Daron is always exposing me to new creative writing techniques and I absolutely adore her for it because I feel like it really allows me to better express myself in writing. And so, I take a page from her and give you a "snapshot" of everything going on in my head right now. Free writing, no turning back.

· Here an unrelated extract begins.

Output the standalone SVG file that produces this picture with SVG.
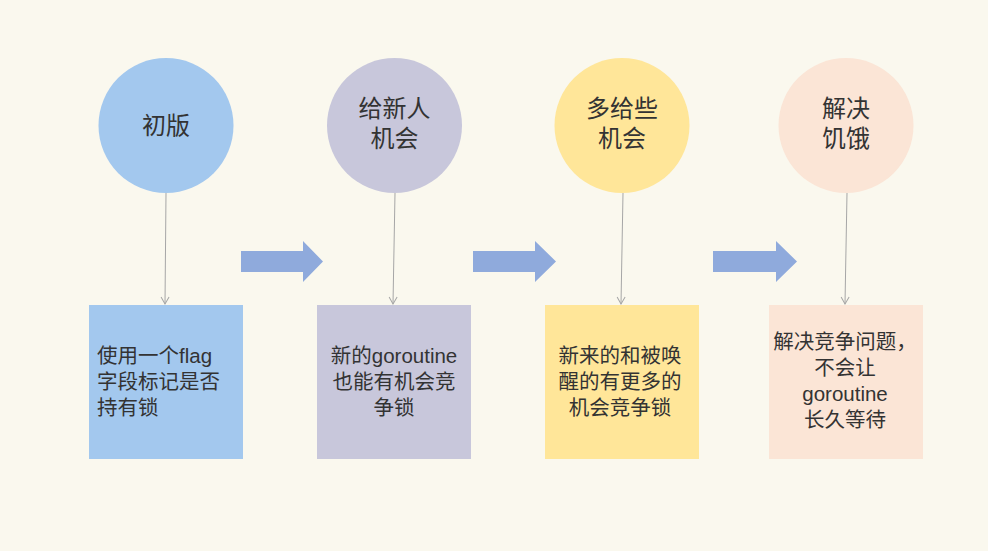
<svg xmlns="http://www.w3.org/2000/svg" width="988" height="551" viewBox="0 0 988 551">
<defs>
<style>
.t{font-family:"Liberation Sans","Noto Sans CJK SC",sans-serif;fill:#333333;}
.c{font-size:24px;text-anchor:middle;}
.b{font-size:20.5px;}
.m{text-anchor:middle;}
.ln{stroke:#a6a6a6;stroke-width:1;fill:none;marker-end:url(#ah);}
.ba{fill:#8FAADC;}
</style>
<marker id="ah" markerWidth="10" markerHeight="10" refX="8" refY="5" orient="auto" markerUnits="userSpaceOnUse">
<path d="M1,1 L8,5 L1,9" fill="none" stroke="#a6a6a6" stroke-width="1"/>
</marker>
</defs>
<rect width="988" height="551" fill="#FAF8EE"/>
<g id="connectors">
<line class="ln" x1="166" y1="193" x2="165" y2="304"/>
<line class="ln" x1="395" y1="193" x2="393" y2="304"/>
<line class="ln" x1="623" y1="193" x2="621" y2="304"/>
<line class="ln" x1="847" y1="193" x2="845" y2="304"/>
<polygon class="ba" points="241,251 303,251 303,241 323,261.5 303,282 303,272 241,272"/>
<polygon class="ba" points="473,251 535,251 535,241 556,261.5 535,282 535,272 473,272"/>
<polygon class="ba" points="713,251 776,251 776,241 797,261.5 776,282 776,272 713,272"/>
</g>
<g id="c1">
<circle cx="166" cy="125.5" r="67.5" fill="#A3C8EE"/>
<text class="t c" x="166" y="134">初版</text>
</g>
<g id="c2">
<circle cx="394.5" cy="125.5" r="67.5" fill="#C8C7DB"/>
<text class="t c" x="394.5" y="117">给新人<tspan x="394.5" dy="30">机会</tspan></text>
</g>
<g id="c3">
<circle cx="622" cy="125.5" r="67.5" fill="#FFE699"/>
<text class="t c" x="622" y="117">多给些<tspan x="622" dy="30">机会</tspan></text>
</g>
<g id="c4">
<circle cx="846" cy="125.5" r="67.5" fill="#FBE5D6"/>
<text class="t c" x="846" y="117">解决<tspan x="846" dy="30">饥饿</tspan></text>
</g>
<g id="r1">
<rect x="89" y="305" width="154" height="154" fill="#A3C8EE"/>
<text class="t b" x="97" y="363">使用一个flag<tspan x="97" dy="26">字段标记是否</tspan><tspan x="97" dy="26">持有锁</tspan></text>
</g>
<g id="r2">
<rect x="317" y="305" width="154" height="154" fill="#C8C7DB"/>
<text class="t b m" x="394" y="363">新的goroutine<tspan x="394" dy="26">也能有机会竞</tspan><tspan x="394" dy="26">争锁</tspan></text>
</g>
<g id="r3">
<rect x="545" y="305" width="154" height="154" fill="#FFE699"/>
<text class="t b m" x="620" y="363">新来的和被唤<tspan x="620" dy="26">醒的有更多的</tspan><tspan x="620" dy="26">机会竞争锁</tspan></text>
</g>
<g id="r4">
<rect x="769" y="305" width="154" height="154" fill="#FBE5D6"/>
<text class="t b m" x="845" y="349">解决竞争问题，<tspan x="845" dy="26">不会让</tspan><tspan x="845" dy="26">goroutine</tspan><tspan x="845" dy="26">长久等待</tspan></text>
</g>
</svg>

Brain Snapshot at 1:30 AM, December 21, 2008:
Refresh. Refresh. Refresh. No new pictures? Oh right, everyone is likely to be sleeping. Why am I up? The house is quiet. I'm playing Norah Jones again. Her voice is so beautiful and makes me weak in the knees. I should buy another pillow. My bed is too empty. I can't believe I have to pee again. Didn't I just go? My roots are more noticeable than before. Did that message send? Refresh. Refresh. Nope. I wonder if they know. Does it show, like a scarlet letter? And why do I care? I can't stand how often I am one step forward, two steps back. On and off. Second thoughts and restraints. I might try, if you can guarantee me a safety net. A lifeboat. A flotation device to save me from a sea of unknown. I don't like the unknown. I am habit. Schedule, structure ..security. I hope dad makes chocolate chip pancakes tomorrow. Bacon, too. Maybe I'll set an alarm. This weekend has felt magical. I'll be sad on Monday when I wake up alone to a cold house. I wish someone would come hold hands with me and listen to the quiet. Maybe see a few lights. I'm on top of the sheet. How did that happen? I need to find my knitting needles. Closet? Hallway? Basement? I want to read. Refresh. Refresh. Nope, nothing new.